A total reliance on working within the mainstream—even at the left end of the mainstream—is as flawed, in my estimation, as the notion of working completely “outside the system.”  I hear echoing in my head the famous quotation of the black feminist Audre Lorde: “The master’s tools can never dismantle the master’s house.” The black nationalist movement has been roundly criticized on many levels, one of which was its tendency to disavow marches, protests and demonstrations (as bankrupt non-violent civil rights movement tactics) and to invest its energies in “nation-building” (actually institution-building). Yet there is something that the left can learn from the black nationalist institution-building emphasis.  By investing all our hopes, dreams and energies in a left pole of the mainstream, we will neglect to build the institutions and networks of institutions—the alternative schools, think/act tanks, cafés, bookstores, media outlets, etc. (we have many free-standing but fragile institutions, so viable “networks” is the operative word here) that can sustain an oppositional movement when we fail to elect our mainstream left pole candidates or when hundreds of thousands of participants in mainstream peaceful protest fail to divert an administration hell-bent on war.

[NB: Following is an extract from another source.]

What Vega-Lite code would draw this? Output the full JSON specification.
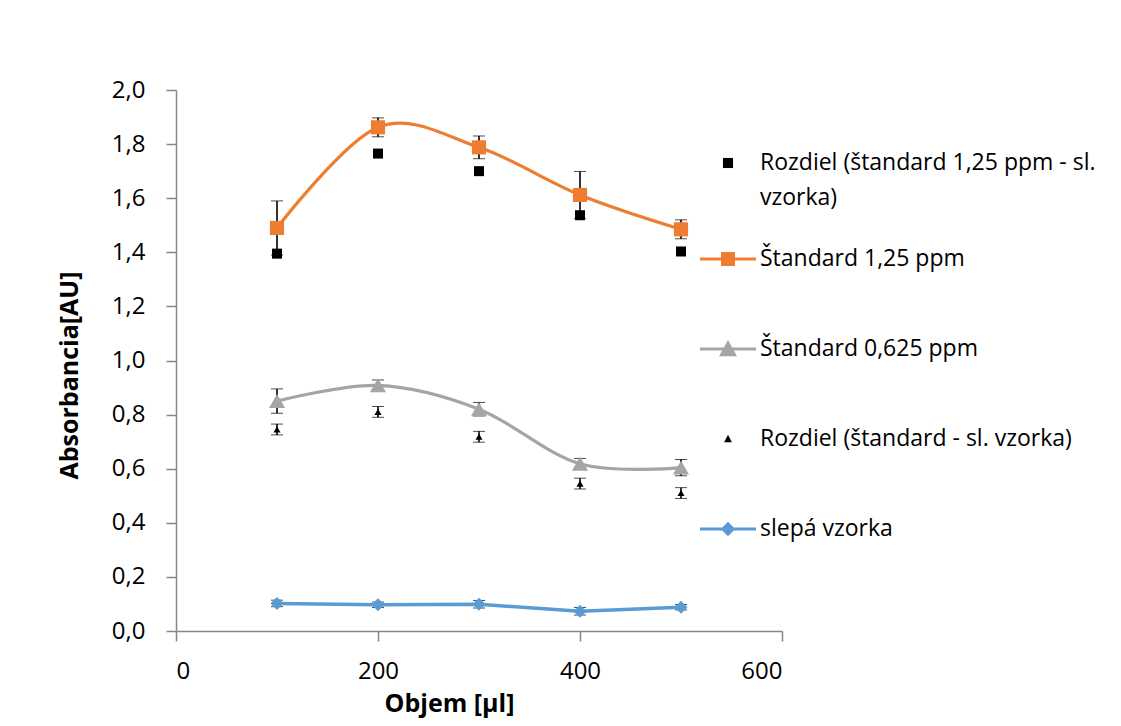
{
  "$schema": "https://vega.github.io/schema/vega-lite/v6.json",
  "width": 606,
  "height": 541,
  "autosize": "none",
  "padding": {"left": 176, "top": 90, "right": 339, "bottom": 95},
  "background": "white",
  "config": {
    "view": {"stroke": null},
    "font": "Open Sans",
    "axis": {
      "grid": false,
      "domainColor": "#868686",
      "domainWidth": 1.5,
      "tickColor": "#868686",
      "tickWidth": 1.5,
      "tickSize": 10,
      "labelFont": "Open Sans",
      "labelFontSize": 24,
      "labelColor": "black",
      "titleFont": "Open Sans",
      "titleFontSize": 25,
      "titleFontWeight": "bold",
      "titleColor": "black"
    },
    "legend": {
      "symbolOpacity": 1,
      "symbolStrokeWidth": 0,
      "symbolSize": 3136,
      "labelFont": "Open Sans",
      "labelFontSize": 23,
      "labelColor": "black",
      "labelOffset": 4,
      "labelLimit": 500,
      "rowPadding": 50
    }
  },
  "data": {
    "values": [
      {"series": "Rozdiel (štandard 1,25 ppm - sl. vzorka)", "x": 100, "y": 1.395},
      {"series": "Rozdiel (štandard 1,25 ppm - sl. vzorka)", "x": 200, "y": 1.765},
      {"series": "Rozdiel (štandard 1,25 ppm - sl. vzorka)", "x": 300, "y": 1.7},
      {"series": "Rozdiel (štandard 1,25 ppm - sl. vzorka)", "x": 400, "y": 1.537},
      {"series": "Rozdiel (štandard 1,25 ppm - sl. vzorka)", "x": 500, "y": 1.403},
      {"series": "Štandard 1,25 ppm", "x": 100, "y": 1.49, "err": 0.1},
      {"series": "Štandard 1,25 ppm", "x": 200, "y": 1.862, "err": 0.035},
      {"series": "Štandard 1,25 ppm", "x": 300, "y": 1.788, "err": 0.042},
      {"series": "Štandard 1,25 ppm", "x": 400, "y": 1.612, "err": 0.087},
      {"series": "Štandard 1,25 ppm", "x": 500, "y": 1.485, "err": 0.035},
      {"series": "Štandard 0,625 ppm", "x": 100, "y": 0.85, "err": 0.045},
      {"series": "Štandard 0,625 ppm", "x": 200, "y": 0.908, "err": 0.02},
      {"series": "Štandard 0,625 ppm", "x": 300, "y": 0.82, "err": 0.025},
      {"series": "Štandard 0,625 ppm", "x": 400, "y": 0.618, "err": 0.02},
      {"series": "Štandard 0,625 ppm", "x": 500, "y": 0.604, "err": 0.03},
      {"series": "Rozdiel (štandard - sl. vzorka)", "x": 100, "y": 0.745, "err": 0.02},
      {"series": "Rozdiel (štandard - sl. vzorka)", "x": 200, "y": 0.81, "err": 0.02},
      {"series": "Rozdiel (štandard - sl. vzorka)", "x": 300, "y": 0.718, "err": 0.02},
      {"series": "Rozdiel (štandard - sl. vzorka)", "x": 400, "y": 0.545, "err": 0.02},
      {"series": "Rozdiel (štandard - sl. vzorka)", "x": 500, "y": 0.51, "err": 0.02},
      {"series": "slepá vzorka", "x": 100, "y": 0.102, "err": 0.012},
      {"series": "slepá vzorka", "x": 200, "y": 0.097, "err": 0.01},
      {"series": "slepá vzorka", "x": 300, "y": 0.099, "err": 0.014},
      {"series": "slepá vzorka", "x": 400, "y": 0.073, "err": 0.014},
      {"series": "slepá vzorka", "x": 500, "y": 0.088, "err": 0.01}
    ]
  },
  "encoding": {
    "x": {
      "field": "x",
      "type": "quantitative",
      "scale": {"domain": [0, 600], "nice": false, "zero": false},
      "axis": {"values": [0, 200, 400, 600], "title": "Objem [µl]", "labelPadding": 18, "titlePadding": 8, "titleX": 273}
    },
    "y": {
      "field": "y",
      "type": "quantitative",
      "scale": {"domain": [0, 2], "nice": false},
      "axis": {
        "values": [0, 0.2, 0.4, 0.6, 0.8, 1.0, 1.2, 1.4, 1.6, 1.8, 2.0],
        "labelExpr": "replace(format(datum.value, '.1f'), '.', ',')",
        "title": "Absorbancia[AU]",
        "labelPadding": 21,
        "titlePadding": 29,
        "titleY": 285
      }
    }
  },
  "layer": [
    {
      "transform": [{"filter": "datum.err > 0"}],
      "mark": {
        "type": "errorbar",
        "ticks": {"size": 12, "color": "black", "strokeWidth": 1.6},
        "rule": {"color": "black", "strokeWidth": 1.6}
      },
      "encoding": {"yError": {"field": "err"}}
    },
    {
      "transform": [{"filter": "datum.series == 'Štandard 1,25 ppm'"}],
      "mark": {"type": "line", "color": "#ED7D31", "strokeWidth": 3.2, "interpolate": "cardinal"}
    },
    {
      "transform": [{"filter": "datum.series == 'Štandard 0,625 ppm'"}],
      "mark": {"type": "line", "color": "#A5A5A5", "strokeWidth": 3.2, "interpolate": "cardinal"}
    },
    {
      "transform": [{"filter": "datum.series == 'slepá vzorka'"}],
      "mark": {"type": "line", "color": "#5B9BD5", "strokeWidth": 3.5}
    },
    {
      "transform": [{"filter": "datum.series == 'Rozdiel (štandard 1,25 ppm - sl. vzorka)'"}],
      "mark": {"type": "point", "shape": "square", "filled": true, "color": "black", "opacity": 1, "size": 100, "strokeWidth": 0}
    },
    {
      "transform": [{"filter": "datum.series == 'Rozdiel (štandard - sl. vzorka)'"}],
      "mark": {"type": "point", "shape": "triangle-up", "filled": true, "color": "black", "opacity": 1, "size": 50, "strokeWidth": 0}
    },
    {
      "transform": [{"filter": "datum.series == 'Štandard 1,25 ppm'"}],
      "mark": {"type": "point", "shape": "square", "filled": true, "color": "#ED7D31", "opacity": 1, "size": 200, "strokeWidth": 0}
    },
    {
      "transform": [{"filter": "datum.series == 'Štandard 0,625 ppm'"}],
      "mark": {"type": "point", "shape": "triangle-up", "filled": true, "color": "#A5A5A5", "opacity": 1, "size": 260, "strokeWidth": 0}
    },
    {
      "transform": [{"filter": "datum.series == 'slepá vzorka'"}],
      "mark": {"type": "point", "shape": "diamond", "filled": true, "color": "#5B9BD5", "opacity": 1, "size": 170, "strokeWidth": 0}
    },
    {
      "transform": [{"filter": "datum.series == 'Rozdiel (štandard 1,25 ppm - sl. vzorka)'"}],
      "mark": {"type": "point", "filled": true, "opacity": 0, "strokeWidth": 0},
      "encoding": {
        "color": {
          "field": "series",
          "type": "nominal",
          "scale": {"range": ["black"]},
          "legend": {
            "title": null,
            "orient": "none",
            "legendX": 524,
            "legendY": 45,
            "symbolType": "M-0.18,-0.18H0.18V0.18H-0.18Z",
            "labelExpr": "['Rozdiel (štandard 1,25 ppm - sl.', 'vzorka)']",
            "encode": {"labels": {"update": {"lineHeight": {"value": 35}}}}
          }
        }
      }
    },
    {
      "transform": [{"filter": "datum.series != 'Rozdiel (štandard 1,25 ppm - sl. vzorka)'"}],
      "mark": {"type": "point", "filled": true, "opacity": 0, "strokeWidth": 0},
      "encoding": {
        "fill": {
          "field": "series",
          "type": "nominal",
          "scale": {
            "domain": ["Štandard 1,25 ppm", "Štandard 0,625 ppm", "Rozdiel (štandard - sl. vzorka)", "slepá vzorka"],
            "range": ["#ED7D31", "#A5A5A5", "black", "#5B9BD5"]
          },
          "legend": {
            "title": null,
            "orient": "none",
            "legendX": 524,
            "legendY": 141
          }
        },
        "shape": {
          "field": "series",
          "type": "nominal",
          "scale": {
            "domain": ["Štandard 1,25 ppm", "Štandard 0,625 ppm", "Rozdiel (štandard - sl. vzorka)", "slepá vzorka"],
            "range": [
              "M-1,-0.055H1V0.055H-1Z M-0.25,-0.25H0.25V0.25H-0.25Z",
              "M-1,-0.055H1V0.055H-1Z M0,-0.32L0.32,0.26H-0.32Z",
              "M0,-0.15L0.14,0.12H-0.14Z",
              "M-1,-0.055H1V0.055H-1Z M0,-0.26L0.26,0L0,0.26L-0.26,0Z"
            ]
          },
          "legend": {
            "title": null,
            "orient": "none",
            "legendX": 524,
            "legendY": 141
          }
        }
      }
    }
  ]
}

The Inside/Outside strategy of creating independent cultural centers was successful in sustaining the cultural workers—poets, essayists, novelists, musicians, dancers, painters, photographers—of the Black Arts Movement, who engineered a “social revolution” through their concerted efforts. Just as the Black Arts Movement was the aesthetic arm of the black revolution, the Black Studies movement was its intellectual arm. That the mainstreaming and professionalization of Black Studies gave way to the cooptation of this movement is evident in the excessive theorizing that typifies much of the field. The analogy holds for the left pole of the academy as well, and begs that both leftists and black liberationists create alternative praxis academies (while remaining “tenured radicals” inside the mainstream). The cultural war, the battle for cultural hegemony with the right wing which we are engaged in, is a protracted struggle for the minds and the hearts of the masses. We need to create and sustain a network of independent institutions where a left oppositional culture can flourish. Inside/Outside must not simply remain the strategy of the black liberation movement; it must become the strategy of the entire left.